### CHALLENGE
Count every line that holds the string "this", then give that number alone.

### ROWS
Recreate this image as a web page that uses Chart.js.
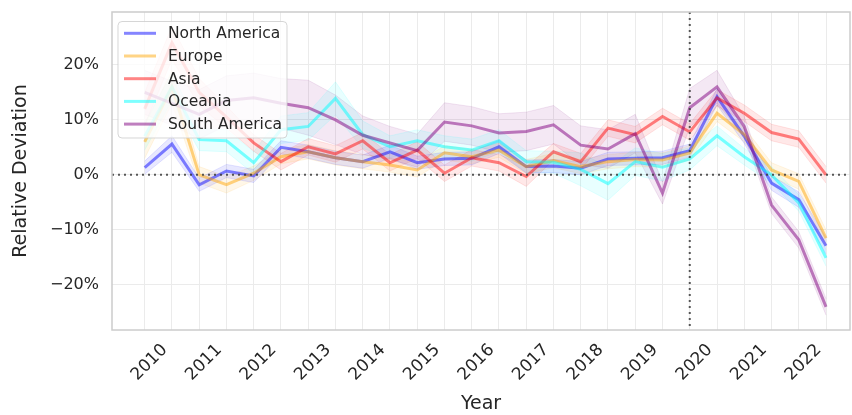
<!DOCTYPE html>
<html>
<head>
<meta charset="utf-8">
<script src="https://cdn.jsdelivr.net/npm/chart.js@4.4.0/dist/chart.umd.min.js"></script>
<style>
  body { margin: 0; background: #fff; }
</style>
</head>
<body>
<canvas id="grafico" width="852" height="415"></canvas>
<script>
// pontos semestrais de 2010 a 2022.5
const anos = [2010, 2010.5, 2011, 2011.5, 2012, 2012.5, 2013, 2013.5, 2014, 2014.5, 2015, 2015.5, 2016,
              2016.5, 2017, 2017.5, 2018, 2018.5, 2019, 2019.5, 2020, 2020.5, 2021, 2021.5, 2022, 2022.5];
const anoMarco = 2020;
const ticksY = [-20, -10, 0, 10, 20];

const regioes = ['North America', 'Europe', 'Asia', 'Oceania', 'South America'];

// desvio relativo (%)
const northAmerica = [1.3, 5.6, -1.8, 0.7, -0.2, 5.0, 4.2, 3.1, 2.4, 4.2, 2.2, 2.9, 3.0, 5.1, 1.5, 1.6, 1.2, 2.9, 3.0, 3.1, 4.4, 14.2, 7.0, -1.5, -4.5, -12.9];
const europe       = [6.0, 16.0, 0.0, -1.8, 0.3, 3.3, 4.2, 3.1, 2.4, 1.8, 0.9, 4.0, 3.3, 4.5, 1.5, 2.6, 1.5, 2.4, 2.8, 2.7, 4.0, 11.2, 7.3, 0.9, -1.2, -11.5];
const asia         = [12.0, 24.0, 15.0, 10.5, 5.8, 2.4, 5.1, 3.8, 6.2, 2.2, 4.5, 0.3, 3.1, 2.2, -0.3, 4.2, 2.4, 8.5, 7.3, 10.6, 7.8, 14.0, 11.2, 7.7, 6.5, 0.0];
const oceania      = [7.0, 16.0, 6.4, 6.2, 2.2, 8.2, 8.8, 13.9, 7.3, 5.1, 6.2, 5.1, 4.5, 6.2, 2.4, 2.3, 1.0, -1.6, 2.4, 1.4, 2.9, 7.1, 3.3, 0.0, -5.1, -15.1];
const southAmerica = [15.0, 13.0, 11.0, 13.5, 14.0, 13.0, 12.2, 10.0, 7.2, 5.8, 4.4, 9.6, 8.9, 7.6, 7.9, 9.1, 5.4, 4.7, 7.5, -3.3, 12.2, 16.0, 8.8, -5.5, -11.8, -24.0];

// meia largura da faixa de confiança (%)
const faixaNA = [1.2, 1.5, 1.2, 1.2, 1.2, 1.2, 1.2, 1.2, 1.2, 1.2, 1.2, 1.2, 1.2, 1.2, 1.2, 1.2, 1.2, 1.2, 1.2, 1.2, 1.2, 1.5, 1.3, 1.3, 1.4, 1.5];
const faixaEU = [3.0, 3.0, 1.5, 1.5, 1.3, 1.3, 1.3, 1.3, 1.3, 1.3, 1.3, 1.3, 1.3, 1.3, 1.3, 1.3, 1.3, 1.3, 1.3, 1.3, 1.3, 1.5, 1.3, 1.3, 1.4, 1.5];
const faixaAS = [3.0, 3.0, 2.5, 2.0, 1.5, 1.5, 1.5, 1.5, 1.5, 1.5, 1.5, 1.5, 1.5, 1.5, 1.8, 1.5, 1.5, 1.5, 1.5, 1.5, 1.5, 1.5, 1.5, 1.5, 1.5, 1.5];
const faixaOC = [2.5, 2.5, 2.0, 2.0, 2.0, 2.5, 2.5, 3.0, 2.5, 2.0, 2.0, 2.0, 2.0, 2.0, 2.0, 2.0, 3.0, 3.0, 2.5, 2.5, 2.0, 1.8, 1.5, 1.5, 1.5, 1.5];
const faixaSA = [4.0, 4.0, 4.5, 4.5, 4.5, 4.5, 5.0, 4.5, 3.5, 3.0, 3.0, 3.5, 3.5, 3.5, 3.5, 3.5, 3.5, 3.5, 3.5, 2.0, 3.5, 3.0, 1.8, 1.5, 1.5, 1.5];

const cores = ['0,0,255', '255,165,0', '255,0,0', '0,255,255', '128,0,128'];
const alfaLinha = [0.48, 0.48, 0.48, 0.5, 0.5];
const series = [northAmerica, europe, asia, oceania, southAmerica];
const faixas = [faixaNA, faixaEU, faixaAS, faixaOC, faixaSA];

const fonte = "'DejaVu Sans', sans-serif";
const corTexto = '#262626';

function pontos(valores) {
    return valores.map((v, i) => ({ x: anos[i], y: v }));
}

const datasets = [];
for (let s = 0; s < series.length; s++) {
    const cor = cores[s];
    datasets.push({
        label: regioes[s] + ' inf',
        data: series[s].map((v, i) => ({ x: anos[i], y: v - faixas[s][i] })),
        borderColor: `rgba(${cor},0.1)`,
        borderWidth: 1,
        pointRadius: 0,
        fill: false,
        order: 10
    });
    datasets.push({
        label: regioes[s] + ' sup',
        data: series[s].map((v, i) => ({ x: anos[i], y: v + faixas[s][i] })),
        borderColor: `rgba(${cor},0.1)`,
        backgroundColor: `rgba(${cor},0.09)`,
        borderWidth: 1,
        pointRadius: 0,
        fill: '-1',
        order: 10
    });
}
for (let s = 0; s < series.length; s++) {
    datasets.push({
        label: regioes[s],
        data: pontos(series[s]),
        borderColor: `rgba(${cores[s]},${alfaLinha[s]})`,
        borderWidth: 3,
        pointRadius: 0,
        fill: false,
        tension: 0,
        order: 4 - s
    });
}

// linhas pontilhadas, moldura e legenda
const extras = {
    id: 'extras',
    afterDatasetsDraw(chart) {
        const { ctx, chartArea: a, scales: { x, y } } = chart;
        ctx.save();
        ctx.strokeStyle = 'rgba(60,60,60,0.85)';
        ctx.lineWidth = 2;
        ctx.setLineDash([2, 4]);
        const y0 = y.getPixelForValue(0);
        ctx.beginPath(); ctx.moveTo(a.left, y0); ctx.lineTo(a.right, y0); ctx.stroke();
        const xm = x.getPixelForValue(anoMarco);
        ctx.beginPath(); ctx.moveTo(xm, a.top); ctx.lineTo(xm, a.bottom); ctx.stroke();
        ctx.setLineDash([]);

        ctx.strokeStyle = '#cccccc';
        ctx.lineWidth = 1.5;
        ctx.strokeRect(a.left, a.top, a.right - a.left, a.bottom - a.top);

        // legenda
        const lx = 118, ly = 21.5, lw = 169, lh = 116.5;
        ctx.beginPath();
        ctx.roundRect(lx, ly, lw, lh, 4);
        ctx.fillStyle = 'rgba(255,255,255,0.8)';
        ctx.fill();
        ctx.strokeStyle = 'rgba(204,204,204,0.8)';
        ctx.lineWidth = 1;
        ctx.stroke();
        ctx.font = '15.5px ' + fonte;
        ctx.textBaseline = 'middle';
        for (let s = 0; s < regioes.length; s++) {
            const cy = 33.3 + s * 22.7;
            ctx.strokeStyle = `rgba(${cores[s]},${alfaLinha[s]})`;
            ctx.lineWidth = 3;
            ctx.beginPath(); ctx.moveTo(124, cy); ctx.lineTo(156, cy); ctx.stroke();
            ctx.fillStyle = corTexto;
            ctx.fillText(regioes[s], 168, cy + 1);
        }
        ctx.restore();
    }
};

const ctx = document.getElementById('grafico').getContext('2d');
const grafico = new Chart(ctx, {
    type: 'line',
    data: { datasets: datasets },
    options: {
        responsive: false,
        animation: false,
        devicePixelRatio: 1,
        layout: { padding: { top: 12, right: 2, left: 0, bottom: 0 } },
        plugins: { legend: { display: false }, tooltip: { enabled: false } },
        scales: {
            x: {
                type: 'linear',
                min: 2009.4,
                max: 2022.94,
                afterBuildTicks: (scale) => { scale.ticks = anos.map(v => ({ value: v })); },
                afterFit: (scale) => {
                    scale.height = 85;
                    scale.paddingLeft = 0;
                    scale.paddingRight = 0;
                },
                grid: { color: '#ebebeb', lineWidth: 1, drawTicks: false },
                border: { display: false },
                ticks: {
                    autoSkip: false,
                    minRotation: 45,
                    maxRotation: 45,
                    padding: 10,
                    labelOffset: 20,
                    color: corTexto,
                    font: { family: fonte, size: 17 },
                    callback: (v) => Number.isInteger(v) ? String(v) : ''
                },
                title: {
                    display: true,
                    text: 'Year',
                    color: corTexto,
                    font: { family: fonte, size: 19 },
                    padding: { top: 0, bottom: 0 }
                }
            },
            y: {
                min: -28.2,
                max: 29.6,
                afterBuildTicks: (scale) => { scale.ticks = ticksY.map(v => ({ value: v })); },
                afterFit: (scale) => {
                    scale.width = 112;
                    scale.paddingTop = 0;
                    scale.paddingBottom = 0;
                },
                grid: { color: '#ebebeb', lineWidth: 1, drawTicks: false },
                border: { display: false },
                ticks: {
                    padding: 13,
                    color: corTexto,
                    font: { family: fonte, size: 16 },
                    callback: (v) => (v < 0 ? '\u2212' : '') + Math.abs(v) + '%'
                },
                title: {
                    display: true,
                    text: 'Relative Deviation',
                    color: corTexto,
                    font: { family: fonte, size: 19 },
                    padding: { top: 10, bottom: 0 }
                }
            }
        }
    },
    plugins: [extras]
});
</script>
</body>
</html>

---

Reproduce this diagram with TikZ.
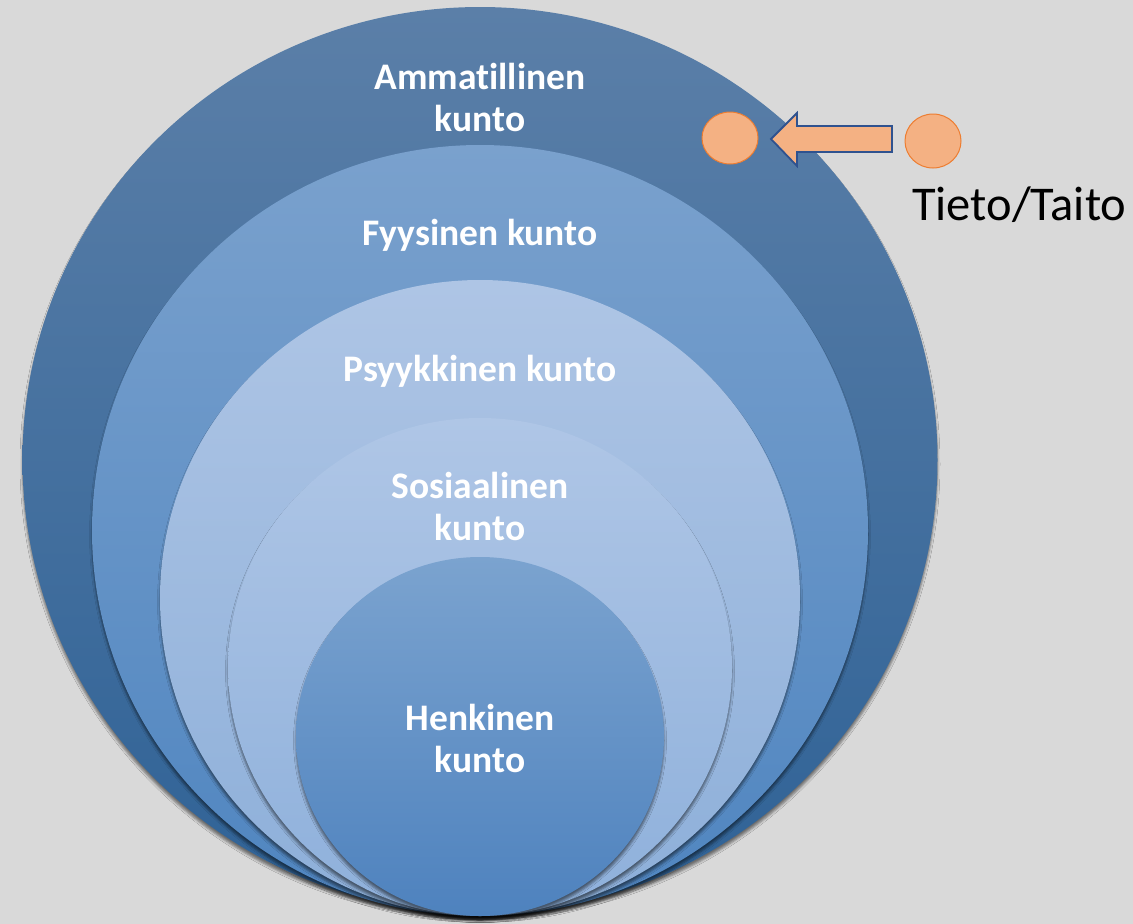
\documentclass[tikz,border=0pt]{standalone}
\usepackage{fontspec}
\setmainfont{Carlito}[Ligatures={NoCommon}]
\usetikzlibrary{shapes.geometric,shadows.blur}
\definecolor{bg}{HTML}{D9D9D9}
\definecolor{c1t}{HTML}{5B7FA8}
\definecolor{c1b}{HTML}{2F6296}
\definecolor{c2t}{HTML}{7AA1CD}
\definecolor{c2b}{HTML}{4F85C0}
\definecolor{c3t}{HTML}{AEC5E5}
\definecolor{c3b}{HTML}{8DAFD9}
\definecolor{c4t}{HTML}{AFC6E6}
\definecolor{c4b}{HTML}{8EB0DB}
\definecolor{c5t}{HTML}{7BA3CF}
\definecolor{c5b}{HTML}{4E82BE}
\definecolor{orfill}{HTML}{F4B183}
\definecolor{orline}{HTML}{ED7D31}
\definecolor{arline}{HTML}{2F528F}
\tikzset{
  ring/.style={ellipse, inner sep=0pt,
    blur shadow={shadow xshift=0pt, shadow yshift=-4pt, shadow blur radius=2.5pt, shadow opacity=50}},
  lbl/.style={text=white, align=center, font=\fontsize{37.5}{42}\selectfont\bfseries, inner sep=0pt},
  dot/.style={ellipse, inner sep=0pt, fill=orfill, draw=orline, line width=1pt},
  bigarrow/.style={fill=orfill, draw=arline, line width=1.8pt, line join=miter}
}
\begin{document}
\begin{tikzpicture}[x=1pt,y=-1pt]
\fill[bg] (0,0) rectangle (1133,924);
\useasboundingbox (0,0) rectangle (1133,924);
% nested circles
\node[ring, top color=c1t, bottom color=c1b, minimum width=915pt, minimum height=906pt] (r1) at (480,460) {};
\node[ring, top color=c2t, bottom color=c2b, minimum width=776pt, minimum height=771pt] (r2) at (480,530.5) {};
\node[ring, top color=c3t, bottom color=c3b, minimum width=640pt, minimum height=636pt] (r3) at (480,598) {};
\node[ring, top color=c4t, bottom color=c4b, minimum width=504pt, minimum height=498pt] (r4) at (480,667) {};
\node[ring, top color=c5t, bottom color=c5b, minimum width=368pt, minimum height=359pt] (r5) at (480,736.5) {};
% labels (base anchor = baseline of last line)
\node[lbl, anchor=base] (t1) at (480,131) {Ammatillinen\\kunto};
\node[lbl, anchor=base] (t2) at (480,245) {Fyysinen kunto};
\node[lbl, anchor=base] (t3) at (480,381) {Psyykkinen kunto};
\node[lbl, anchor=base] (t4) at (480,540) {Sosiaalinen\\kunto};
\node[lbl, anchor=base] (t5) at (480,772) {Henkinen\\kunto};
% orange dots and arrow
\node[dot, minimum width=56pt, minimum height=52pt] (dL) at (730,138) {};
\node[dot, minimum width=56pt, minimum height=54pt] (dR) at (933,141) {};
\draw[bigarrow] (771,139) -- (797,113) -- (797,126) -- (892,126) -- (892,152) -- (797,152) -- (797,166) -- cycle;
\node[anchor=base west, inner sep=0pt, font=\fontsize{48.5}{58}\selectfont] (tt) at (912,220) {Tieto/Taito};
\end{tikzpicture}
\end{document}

### COMPLETED EXERCISE
2